“There is no strategy without money,” said Juliana Wahlgren, director of the European Anti-Poverty Network. “How are we going to implement it if, funding-wise, this is not a priority?”
Poverty target slipping
The EU wants to reduce the number of people at risk of poverty or social exclusion by at least 15 million from 2019 to 2030, and eradicate it by 2050.
That target was set in 2021. But by 2025, that number had fallen by just 3.4 million, according to the draft of the strategy seen by POLITICO. Across the bloc in 2025, 20.9 percent of the population was at risk of poverty, down only marginally since 2019, when it stood at 21.1 percent.
The picture varies sharply across the bloc. Romania and Bulgaria have reduced the share of people at risk of poverty by around a third over the past decade, while some of the EU’s richest countries have moved in the opposite direction.
The Covid-19 pandemic reversed a trend of falling poverty numbers in France, Austria and Germany, among others. In those countries, the share of people at risk of poverty was higher in 2025 than it was a decade earlier. In Germany, the share rose from 17.3 percent in 2019 to 21.2 percent last year. Support for the far-right Alternative for Germany also grew significantly over that period, with the biggest jump after the 2016 migration crisis.

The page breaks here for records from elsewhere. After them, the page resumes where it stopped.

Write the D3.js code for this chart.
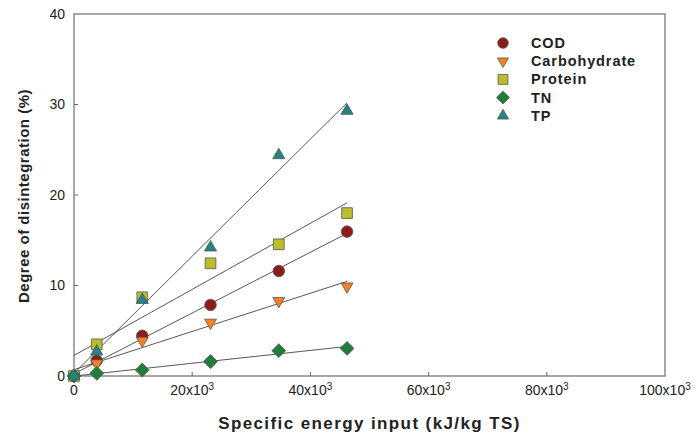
<!DOCTYPE html>
<html>
  <head>
    <meta charset="utf-8">
    <title>Degree of disintegration</title>
    <script src="https://cdn.jsdelivr.net/npm/d3@7"></script>
    <style media="screen">
      body { margin: 0; background: #fff; }
      svg { display: block; font-family: "Liberation Sans", Arial, sans-serif; }
      .tick-label { font-size: 14px; fill: #222; }
      .axis-title { font-weight: bold; fill: #222; }
      .legend text { font-size: 14.5px; font-weight: bold; fill: #222; letter-spacing: 0.9px; }
      .fit { stroke: #444; stroke-width: 0.9; fill: none; }
      .mark { stroke: #555; stroke-width: 0.8; }
    </style>
  </head>
  <body>
    <script type="text/javascript">

    // energy input, kJ/kg TS
    const energy = [0, 3850, 11550, 23100, 34650, 46200];

    const cod          = [0, 1.7, 4.45, 7.85, 11.6, 15.95];
    const carbohydrate = [0, 1.4, 3.9, 5.9, 8.3, 9.9];
    const protein      = [0, 3.5, 8.7, 12.45, 14.55, 18.0];
    const tn           = [0, 0.3, 0.66, 1.6, 2.8, 3.05];
    const tp           = [0, 2.7, 8.4, 14.2, 24.4, 29.3];

    const xTicks = [0, 20000, 40000, 60000, 80000, 100000];
    const yTicks = [0, 10, 20, 30, 40];

    const series = [
      {name: "COD", values: cod, symbol: "circle", color: "#8c1c1c", size: 105},
      {name: "Carbohydrate", values: carbohydrate, symbol: "down", color: "#f58026", size: 62},
      {name: "Protein", values: protein, symbol: "square", color: "#bcbd2b", size: 115},
      {name: "TN", values: tn, symbol: "diamond", color: "#1f7f3a", size: 96},
      {name: "TP", values: tp, symbol: "up", color: "#1f8585", size: 64}
    ];

    let margin = {top: 14, right: 31, left: 74, bottom: 63},
        width = 696 - margin.left - margin.right,
        height = 439 - margin.top - margin.bottom;

    var svg = d3.select("body").append("svg")
      .attr("width", 696)
      .attr("height", 439)
      .append("g")
      .attr("transform", "translate(" + margin.left + "," + margin.top + ")");

    var x = d3.scaleLinear().domain([0, 100000]).range([0, width]);
    var y = d3.scaleLinear().domain([0, 40]).range([height, 0]);

    // frame
    svg.append("rect")
      .attr("width", width).attr("height", height)
      .attr("fill", "none").attr("stroke", "#8a8a8a").attr("stroke-width", 1.5);

    // ticks pointing inward
    svg.selectAll(".xtick").data(xTicks.slice(1, -1)).enter().append("line")
      .attr("x1", d => x(d)).attr("x2", d => x(d))
      .attr("y1", height).attr("y2", height - 4)
      .attr("stroke", "#666");
    svg.selectAll(".ytick").data(yTicks.slice(1, -1)).enter().append("line")
      .attr("x1", 0).attr("x2", 4)
      .attr("y1", d => y(d)).attr("y2", d => y(d))
      .attr("stroke", "#666");

    // x tick labels with superscript
    let xl = svg.selectAll(".xl").data(xTicks).enter().append("text")
      .attr("class", "tick-label")
      .attr("x", d => x(d))
      .attr("y", height + 19)
      .attr("text-anchor", "middle");
    xl.each(function(d) {
      let t = d3.select(this);
      if (d === 0) { t.text("0"); return; }
      t.append("tspan").text((d / 1000) + "x10");
      t.append("tspan").attr("dy", -5).style("font-size", "10px").text("3");
    });

    svg.selectAll(".yl").data(yTicks).enter().append("text")
      .attr("class", "tick-label")
      .attr("x", -9)
      .attr("y", d => y(d))
      .attr("dy", "0.35em")
      .attr("text-anchor", "end")
      .text(d => d);

    // axis titles
    svg.append("text")
      .attr("class", "axis-title")
      .attr("x", width / 2)
      .attr("y", height + 53)
      .attr("text-anchor", "middle")
      .style("font-size", "17px")
      .style("letter-spacing", "1.4px")
      .text("Specific energy input (kJ/kg TS)");

    svg.append("text")
      .attr("class", "axis-title")
      .attr("transform", "rotate(-90)")
      .attr("x", -182)
      .attr("y", -45)
      .attr("text-anchor", "middle")
      .style("font-size", "15px")
      .style("letter-spacing", "0.5px")
      .text("Degree of disintegration (%)");

    // least squares fit lines
    function fit(vals) {
      let mx = d3.mean(energy), my = d3.mean(vals);
      let sxy = d3.sum(energy, (e, i) => (e - mx) * (vals[i] - my));
      let sxx = d3.sum(energy, e => (e - mx) * (e - mx));
      let b = sxy / sxx;
      return {b: b, a: my - b * mx};
    }

    let line = d3.line().x(d => x(d[0])).y(d => y(d[1]));
    let xEnd = d3.max(energy);

    series.forEach(s => {
      let f = fit(s.values);
      svg.append("path").attr("class", "fit")
        .attr("d", line([[0, f.a], [xEnd, f.a + f.b * xEnd]]));
    });

    const shapes = {
      circle: [d3.symbolCircle, ""],
      square: [d3.symbolSquare, ""],
      diamond: [d3.symbolSquare, " rotate(45)"],
      up: [d3.symbolTriangle, ""],
      down: [d3.symbolTriangle, " rotate(180)"]
    };

    function symbolPath(s, k) {
      return d3.symbol().type(shapes[s.symbol][0]).size(s.size * (k || 1))();
    }

    series.forEach(s => {
      svg.append("g").selectAll("path")
        .data(s.values).enter().append("path")
        .attr("class", "mark")
        .attr("d", symbolPath(s))
        .attr("fill", s.color)
        .attr("transform", (d, i) => "translate(" + x(energy[i]) + "," + y(d) + ")" + shapes[s.symbol][1]);
    });

    // legend
    let legend = svg.append("g").attr("class", "legend")
      .attr("transform", "translate(" + (503 - margin.left) + "," + (43 - margin.top) + ")");
    let row = legend.selectAll("g").data(series).enter().append("g")
      .attr("transform", (d, i) => "translate(0," + (i * 18.2) + ")");
    row.append("path")
      .attr("class", "mark")
      .attr("d", d => symbolPath(d, 0.85))
      .attr("fill", d => d.color)
      .attr("transform", d => shapes[d.symbol][1] || null);
    row.append("text")
      .attr("x", 28)
      .attr("dy", "0.35em")
      .text(d => d.name);
    </script>
  </body>
</html>
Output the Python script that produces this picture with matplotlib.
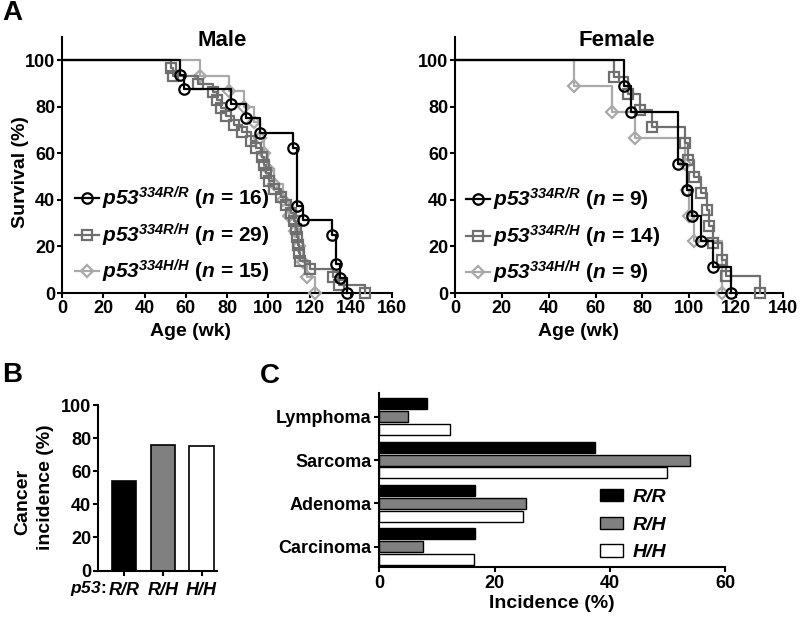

For people experiencing poverty, the problem is not only whether support exists, but whether they can get it.
“It’s very difficult to access some benefits because of the bureaucracy, the system itself, it is very hard to navigate,” said Ema Popovici, a person experiencing poverty and project assistant for the Bucovina Institute NGO in Romania.
The EU should engage with people experiencing poverty, Popovici said, “because they can report the reality of what’s happening. Because on paper, again it can be declared that the strategy is going very well and we have solutions and so on, but in reality it doesn’t work. So we need people going outside and speaking with people.”